Il “Princeps e il gioco degli equivoci”
Il Fai celebra Augusto
Articolo disponibile in PDF
Nel 1937 Mussolini celebrò il bimillenario della nascita di Augusto con un’epocale mostra in cui attualizzava il riordino statale del nuovo ordine imperiale romano in quello dell’“ordine nuovo” fascista. Ben diversa, antideologica, di raffinata consapevolezza storica e filologica, è stata quest’anno, nel bimillenario della morte, la celebrazione della memoria del princeps offerta dalla mostra curata da Eugenio La Rocca e da poco chiusa alle Scuderie del Quirinale. Adesso il FAI celebra Augusto con un omaggio primaverile ai ‘suoi’ luoghi meno avveduto nei toni. Il percorso “sulle tracce di Augusto”, stando alle dichiarazioni del presidente Carandini, dovrebbe indurre gli italiani a trarre ispirazione dall’opera di “rifondazione e ristrutturazione” dello stato attuata dal primo imperatore. Sarebbe “una dedica all'uomo che ha segnato una pausa nella vorticosa espansione dell'impero romano”.
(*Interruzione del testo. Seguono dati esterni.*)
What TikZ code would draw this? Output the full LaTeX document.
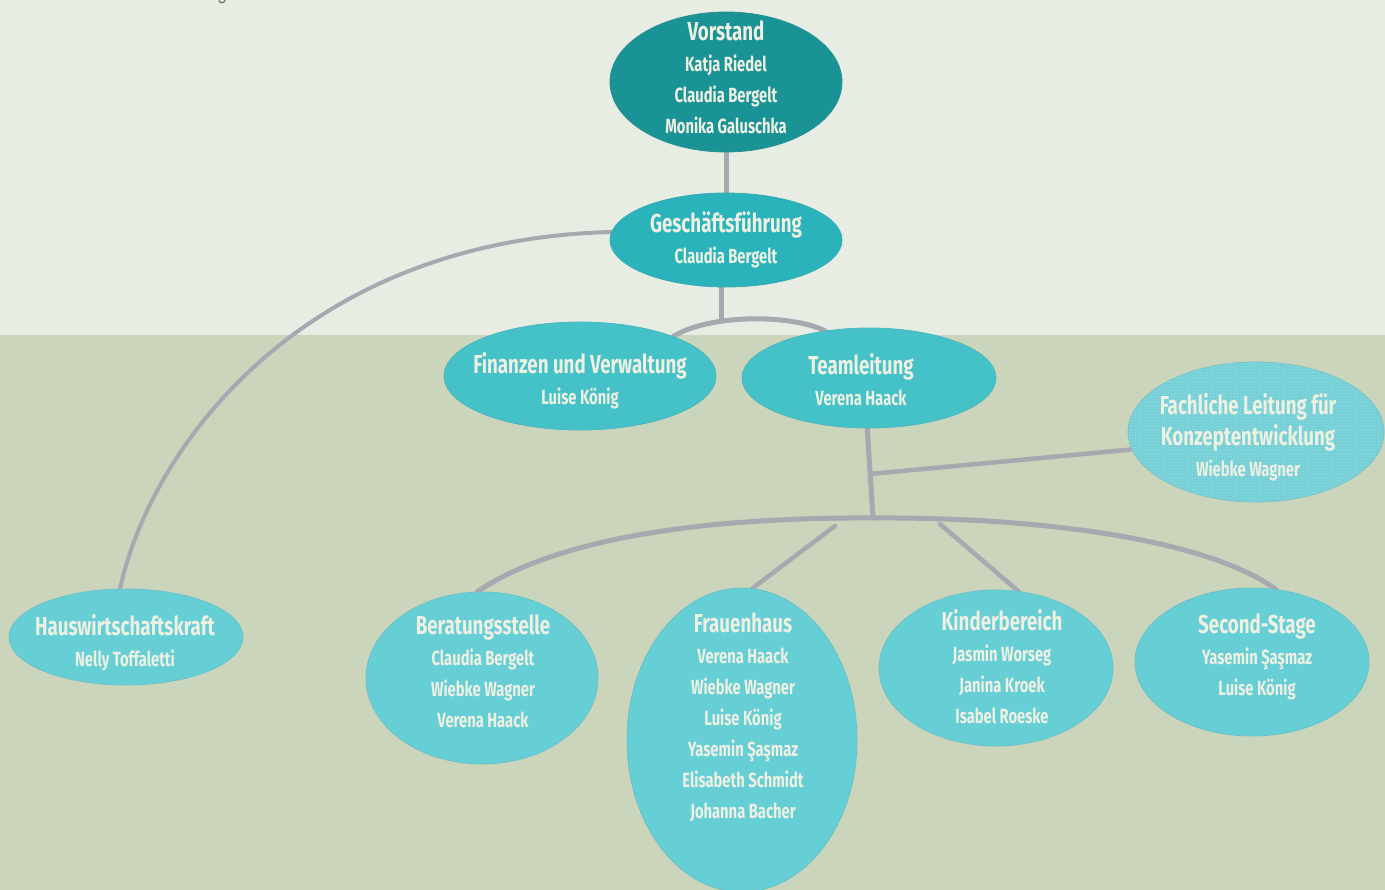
\documentclass[tikz,border=0pt]{standalone}
\usepackage{fontspec}
\setmainfont{Fira Sans}[FakeStretch=0.72]
\usetikzlibrary{shapes.geometric,patterns}
\pgfdeclarelayer{bg}
\pgfsetlayers{bg,main}
\definecolor{bgtop}{HTML}{E8EDE3}
\definecolor{bgbot}{HTML}{CAD5BB}
\definecolor{conn}{HTML}{A8A8B0}
\definecolor{vorc}{HTML}{1A9396}
\definecolor{gfc}{HTML}{2AB3BA}
\definecolor{midc}{HTML}{45C1C8}
\definecolor{lowc}{HTML}{66CED5}
\definecolor{fachc}{HTML}{72CFD6}
\definecolor{txtc}{HTML}{EEF0E2}
\newcommand{\ttl}{\fontsize{26}{31}\selectfont}
\newcommand{\nm}{\fontsize{20.5}{31}\selectfont}
\tikzset{
  blob/.style={ellipse, inner sep=0pt, fill=#1, draw=#1!85!gray, line width=0.8pt},
  lbl/.style={text=txtc, align=center, inner sep=0pt, font=\bfseries\nm},
  link/.style={draw=conn, line width=5pt, line cap=round},
}
\begin{document}
\begin{tikzpicture}[x=1pt,y=-1pt]
\useasboundingbox (0,0) rectangle (1385,890);
\node[anchor=base, text=gray!90!black, font=\fontsize{20}{20}\selectfont] (frag) at (222,0) {g};

% ellipses
\node[blob=vorc, minimum width=232pt, minimum height=140pt] (vor) at (726,82) {};
\node[blob=gfc, minimum width=232pt, minimum height=94pt] (gf) at (726,240) {};
\node[blob=midc, minimum width=272pt, minimum height=108pt] (fin) at (580,376) {};
\node[blob=midc, minimum width=254pt, minimum height=100pt] (team) at (869,378) {};
\node[blob=fachc, minimum width=256pt, minimum height=140pt,
      postaction={pattern=crosshatch dots, pattern color=white, fill opacity=0.35}] (fach) at (1256,432) {};
\node[blob=lowc, minimum width=234pt, minimum height=96pt] (hw) at (126,637) {};
\node[blob=lowc, minimum width=232pt, minimum height=172pt] (ber) at (482,678) {};
\node[blob=lowc, minimum width=230pt, minimum height=304pt] (frau) at (742,740) {};
\node[blob=lowc, minimum width=234pt, minimum height=156pt] (kin) at (996,668) {};
\node[blob=lowc, minimum width=234pt, minimum height=148pt] (ss) at (1252,662) {};

% texts
\node[lbl] (vorT) at (726,77) {\ttl Vorstand\\Katja Riedel\\Claudia Bergelt\\Monika Galuschka};
\node[lbl] (gfT) at (726,240) {\ttl Geschäftsführung\\Claudia Bergelt};
\node[lbl] (finT) at (580,381) {\ttl Finanzen und Verwaltung\\Luise König};
\node[lbl] (teamT) at (861,380) {\ttl Teamleitung\\Verena Haack};
\node[lbl] (fachT) at (1248,437) {\ttl Fachliche Leitung für\\\ttl Konzeptentwicklung\\Wiebke Wagner};
\node[lbl] (hwT) at (125,643) {\ttl Hauswirtschaftskraft\\Nelly Toffaletti};
\node[lbl] (berT) at (483,671) {\ttl Beratungsstelle\\Claudia Bergelt\\Wiebke Wagner\\Verena Haack};
\node[lbl] (frauT) at (743,717) {\ttl Frauenhaus\\Verena Haack\\Wiebke Wagner\\Luise König\\Yasemin Şaşmaz\\Elisabeth Schmidt\\Johanna Bacher};
\node[lbl] (kinT) at (1002,667) {\ttl Kinderbereich\\Jasmin Worseg\\Janina Kroek\\Isabel Roeske};
\node[lbl] (ssT) at (1257,657) {\ttl Second-Stage\\Yasemin Şaşmaz\\Luise König};

% junction points
\coordinate (j1) at (721,321);
\coordinate (j2) at (873,518);
\coordinate (j3) at (870,474);
\coordinate (s1) at (835,526);
\coordinate (s2) at (940,524);

\begin{pgfonlayer}{bg}
\fill[bgtop] (0,0) rectangle (1385,335);
\fill[bgbot] (0,335) rectangle (1385,890);
\draw[link] (vor.south) -- (gf.north);
\draw[link] (gf.south -| j1) -- (j1);
\draw[link] (fin.23) .. controls (710,314) and (790,314) .. (team.133);
\draw[link, line width=4pt] (gf.176) .. controls (300,240) and (150,450) .. (hw.97);
\draw[link] (team.268) -- (j2);
\draw[link, line width=4.5pt] (j3) -- (fach.188);
\draw[link] (ber.93) .. controls (560,535) and (720,517) .. (j2) .. controls (1020,517) and (1200,535) .. (ss.72);
\draw[link, line width=4.5pt] (s1) -- (frau.86);
\draw[link, line width=4.5pt] (s2) -- (kin.74);
\end{pgfonlayer}
\end{tikzpicture}
\end{document}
Alla base della pacificazione augustea, costellata in realtà di violenze e guerre, fu una mistificazione ideologica che scandì l'espansionismo dell’impero in presunte, per usare un termine attuale, missioni di pace: “pacificazioni” è l'appellativo che le antiche fonti e i moderni manuali di storia danno alle guerre della pax Augusta, dove peraltro le legioni romane non sempre ebbero la meglio, come nel disastro di Teutoburgo (“Varo, ridammi le mie legioni”).
Il figlio adottivo di Cesare, il virtuoso Ottaviano, basò il suo potere sul “consenso universale” di senato e popolo. La sua ascesa al potere era stata in realtà scorretta, come sottolineò Tacito. La sua insicurezza restò tale che, racconta Seneca, “andava in senato con la corazza sotto la toga”. Al nuovo patriottismo occidentale e all'esaltazione della missione civilizzatrice globale del “modo di vita romano” faceva riscontro una politica interna imperniata sulla restaurazione dei culti religiosi e dei valori tradizionali di una romanità arcaica e moralista, dominata peraltro dal familismo e dall'instradamento dei capitali dei grandi elettori e dello stesso patrimonio personale nelle imprese di stato e negli appalti delle nuove province colonizzate.
E’ splendido che in un giorno di primavera il FAI ci racconti il fasto e le imprese di Augusto, ma attenzione a “metterci tutti insieme, con i grandi del passato, costruendo un futuro”, come esorta il suo presidente. Il passato si può e si deve frequentare e amare, ma senza idealizzarlo, se non si vuole che qualcuno torni, un giorno, a ideologizzarlo.